West Hive Update: The surviving workers and their new queen have been busy working in the hive. During the bees' time without a queen they were filling the brood chamber with lots of honey and pollen; and since they had no queen they didn't bother leaving any honeycomb cells open for the raising of brood. Now that they have a queen they have been moving or eating honey to make space for the new brood. I pulled a couple of frames for a quick inspection and found larva, so I know the queen is working. As before, no honeycomb is being pulled out in the honey super. I will give them a pass since they workers are low in number and they are busy with the new queen, but I believe there is something about that super they don't like.
East Hive Update: I checked on the honey super and the cells on all the frames are 80-90% capped honey! I found one frame that was nearly complete and decided to harvest the honey. I took one frame to the farm house and got to work. My plan was to decap one side of the frame and let the honey drip out of the honeycomb cells. I used my decapping knife, but found it did not easily decap and tore apart much of the honeycomb. I then tried using another decapping tool that looks more like an old fashion hair pick. That tool worked much better for removing just the caps. I flipped the frame over to let the honey drip out and guess what? Nothing dripped out! I wound up just scraping out all of the honeycomb and pressing it through a wire screen to separate the wax from the honey. I also heated up some of the comb in the microwave to get the honey out of the comb more easily.
The first frame of honey!
Bees cap off the honey with wax when it is ripe, which is 17% moisture content.

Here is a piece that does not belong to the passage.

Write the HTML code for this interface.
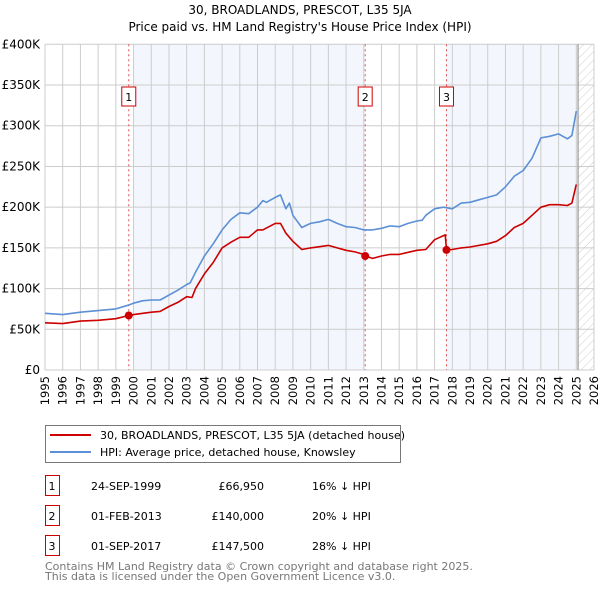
<!DOCTYPE html>
<html><head><meta charset="utf-8"><style>
body{margin:0;background:#fff;font-family:"DejaVu Sans","Liberation Sans",sans-serif}
svg text{font-family:"DejaVu Sans","Liberation Sans",sans-serif}
</style></head><body>
<svg id="chart" width="600" height="590" viewBox="0 0 600 590" xmlns="http://www.w3.org/2000/svg">
<defs><pattern id="hatch" width="6" height="6" patternUnits="userSpaceOnUse" patternTransform="rotate(45)"><line x1="0" y1="0" x2="0" y2="6" stroke="#ccc" stroke-width="1"/></pattern></defs>
<text x="300" y="14" text-anchor="middle" font-size="12">30, BROADLANDS, PRESCOT, L35 5JA</text>
<text x="300" y="31" text-anchor="middle" font-size="12">Price paid vs. HM Land Registry's House Price Index (HPI)</text>
<g id="plot"></g>
<g>
<rect x="45.5" y="425.5" width="355" height="37" fill="#fff" stroke="#777"/>
<line x1="50" y1="435" x2="91" y2="435" stroke="#cc0000" stroke-width="2"/>
<text x="100" y="439" font-size="11">30, BROADLANDS, PRESCOT, L35 5JA (detached house)</text>
<line x1="50" y1="452" x2="91" y2="452" stroke="#5b8fd6" stroke-width="2"/>
<text x="100" y="456" font-size="11">HPI: Average price, detached house, Knowsley</text>
</g>
<g id="table" font-size="11"></g>
<text x="45" y="570" font-size="11" fill="#777">Contains HM Land Registry data © Crown copyright and database right 2025.</text>
<text x="45" y="580" font-size="11" fill="#777">This data is licensed under the Open Government Licence v3.0.</text>
</svg>
<script>
const hpiYears=[1995,1996,1997,1998,1999,1999.75,2000,2000.5,2001,2001.5,2002,2002.5,2003,2003.2,2003.5,2004,2004.5,2005,2005.5,2006,2006.5,2007,2007.3,2007.5,2008,2008.3,2008.6,2008.8,2009,2009.5,2010,2010.5,2011,2011.5,2012,2012.5,2013,2013.5,2014,2014.5,2015,2015.5,2016,2016.3,2016.5,2017,2017.5,2018,2018.5,2019,2019.5,2020,2020.5,2021,2021.5,2022,2022.5,2023,2023.5,2024,2024.5,2024.75,2025];
const hpiValues=[69600,68000,71000,73000,75000,80000,82000,85000,86000,86000,92000,98000,105000,107000,120000,140000,155000,172000,185000,193000,192000,200000,208000,206000,212000,215000,198000,205000,190000,175000,180000,182000,185000,180000,176000,175000,172000,172000,174000,177000,176000,180000,183000,184000,190000,198000,200000,198000,205000,206000,209000,212000,215000,225000,238000,245000,260000,285000,287000,290000,284000,288000,318000];
const priceYears=[1995,1996,1997,1998,1999,1999.73,2000,2001,2001.5,2002,2002.5,2003,2003.3,2003.5,2004,2004.5,2005,2005.5,2006,2006.5,2007,2007.3,2008,2008.3,2008.6,2009,2009.5,2010,2011,2011.5,2012,2012.5,2013,2013.08,2013.5,2014,2014.5,2015,2016,2016.5,2017,2017.5,2017.6,2017.67,2018,2018.5,2019,2020,2020.5,2021,2021.5,2022,2022.5,2023,2023.5,2024,2024.5,2024.75,2025];
const priceValues=[58000,57000,60000,61000,63000,66950,68000,71000,72000,78000,83000,90000,89000,100000,118000,132000,150000,157000,163000,163000,172000,172000,180000,180000,168000,158000,148000,150000,153000,150000,147000,145000,142000,140000,137000,140000,142000,142000,147000,148000,160000,165000,166000,147500,148000,150000,151000,155000,158000,165000,175000,180000,190000,200000,203000,203000,202000,205000,228000];
const saleYears=[1999.73,2013.08,2017.67];
const saleValues=[66950,140000,147500];
const saleLabels=["1","2","3"];
const saleDates=["24-SEP-1999","01-FEB-2013","01-SEP-2017"];
const salePrices=["£66,950","£140,000","£147,500"];
const saleDiffs=["16% ↓ HPI","20% ↓ HPI","28% ↓ HPI"];
const yTicks=[0,50000,100000,150000,200000,250000,300000,350000,400000];
const yTickLabels=["£0","£50K","£100K","£150K","£200K","£250K","£300K","£350K","£400K"];
const xTicks=[1995,1996,1997,1998,1999,2000,2001,2002,2003,2004,2005,2006,2007,2008,2009,2010,2011,2012,2013,2014,2015,2016,2017,2018,2019,2020,2021,2022,2023,2024,2025,2026];

const NS="http://www.w3.org/2000/svg";
const X0=45,X1=594,Y0=370,Y1=44.3;
const xs=y=>X0+(y-1995)/(2026-1995)*(X1-X0);
const ys=v=>Y0-v/400000*(Y0-Y1);
const plot=document.getElementById('plot');
function mk(tag,attrs,parent){const e=document.createElementNS(NS,tag);for(const k in attrs)e.setAttribute(k,attrs[k]);(parent||plot).appendChild(e);return e;}

let r=mk('rect',{x:X0,y:Y1,width:X1-X0,height:Y0-Y1,fill:'#fff'});


r=mk('rect',{x:xs(2000),y:Y1,width:xs(2013.08)-xs(2000),height:Y0-Y1,fill:'#eef3fc',opacity:0.7});


r=mk('rect',{x:xs(2017.67),y:Y1,width:xs(2025.1)-xs(2017.67),height:Y0-Y1,fill:'#eef3fc',opacity:0.7});


r=mk('rect',{x:xs(2025.1),y:Y1,width:X1-xs(2025.1),height:Y0-Y1,fill:'url(#hatch)'});



xTicks.forEach(t=>{
  const l=mk('line',{x1:xs(t),x2:xs(t),y1:Y1,y2:Y0,stroke:'#ccc','stroke-width':1});
  
  
  const tx=mk('text',{x:0,y:0,'font-size':11.5,'text-anchor':'end',transform:`translate(${xs(t)+4},${Y0+6}) rotate(-90)`});
  tx.textContent=t;
  
  
});
yTicks.forEach((t,i)=>{
  const l=mk('line',{x1:X0,x2:X1,y1:ys(t),y2:ys(t),stroke:'#ccc','stroke-width':1});
  
  
  const tx=mk('text',{x:40,y:ys(t)+4,'font-size':12,'text-anchor':'end'});
  tx.textContent=yTickLabels[i];
  
  
});
let vl=mk('line',{x1:xs(2025.1),x2:xs(2025.1),y1:Y1,y2:Y0,stroke:'#999','stroke-width':1.2});



saleYears.forEach((sy,i)=>{
  const l=mk('line',{x1:xs(sy),x2:xs(sy),y1:Y1,y2:Y0,stroke:'#e05050','stroke-width':1,'stroke-dasharray':'2,3'});
  
  
});
function poly(xa,va,col,name){
  const p=mk('polyline',{points:xa.map((y,i)=>xs(y).toFixed(1)+','+ys(va[i]).toFixed(1)).join(' '),fill:'none',stroke:col,'stroke-width':1.6,'stroke-linejoin':'round'});
  
  
}
poly(hpiYears,hpiValues,'#5b8fd6','hpi-line');
poly(priceYears,priceValues,'#cc0000','price-paid-line');
saleYears.forEach((sy,i)=>{
  const c=mk('circle',{cx:xs(sy),cy:ys(saleValues[i]),r:4,fill:'#cc0000'});
  
  
  const b=mk('rect',{x:xs(sy)-7,y:87,width:14,height:19,fill:'#fff',stroke:'#cc0000','stroke-width':1});
  
  
  const t=mk('text',{x:xs(sy),y:101,'font-size':11,'text-anchor':'middle'});
  t.textContent=saleLabels[i];
  
  
});
const tbl=document.getElementById('table');
saleLabels.forEach((lab,i)=>{
  const yy=483+i*30;
  const b=mk('rect',{x:45.5,y:yy-7.5,width:14,height:20,fill:'#fff',stroke:'#cc0000','stroke-width':1},tbl);
  
  
  const cells=[[52,lab,'middle'],[91,saleDates[i],'start'],[264,salePrices[i],'end'],[312,saleDiffs[i],'start']];
  cells.forEach(c=>{
    const t=mk('text',{x:c[0],y:yy+7,'text-anchor':c[2],'font-size':11},tbl);
    t.textContent=c[1];
    
    
  });
});
</script>
</body></html>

Since the honey was too thick to drip out, I had to scape out all of the honey comb from the frame.
Using Grandma's sive to separate the wax from the honey.
My first frame yielded 5 half-pints of honey.
I was quite an operation, taking much longer than I anticipated. I was most surprised at the wax...this stuff is quite sticky and it gets over everything you use! However, I did have some sweet rewards. I filled 5 half-pint jars with beautiful honey! It is a translucent yellow and the family describes the taste as different from what they buy in the stores. In describing the struggles I had with getting the honey out of the frame, my wife gave me permission to get a honey extractor to do it right. While on vacation we also talked about expansion of the bee operation, and I plan on buying assembled frames from Dadant and building five more hives.
Another interesting thing happened while on vacation. I received two phone calls regarding bee colonies in an old house and in a backyard shed. I am planning on making a bee vacuum this week and seeing if we can remove the colony and transfer them into a new hive. I already have Dick talked into the idea (it didn't take much arm twisting).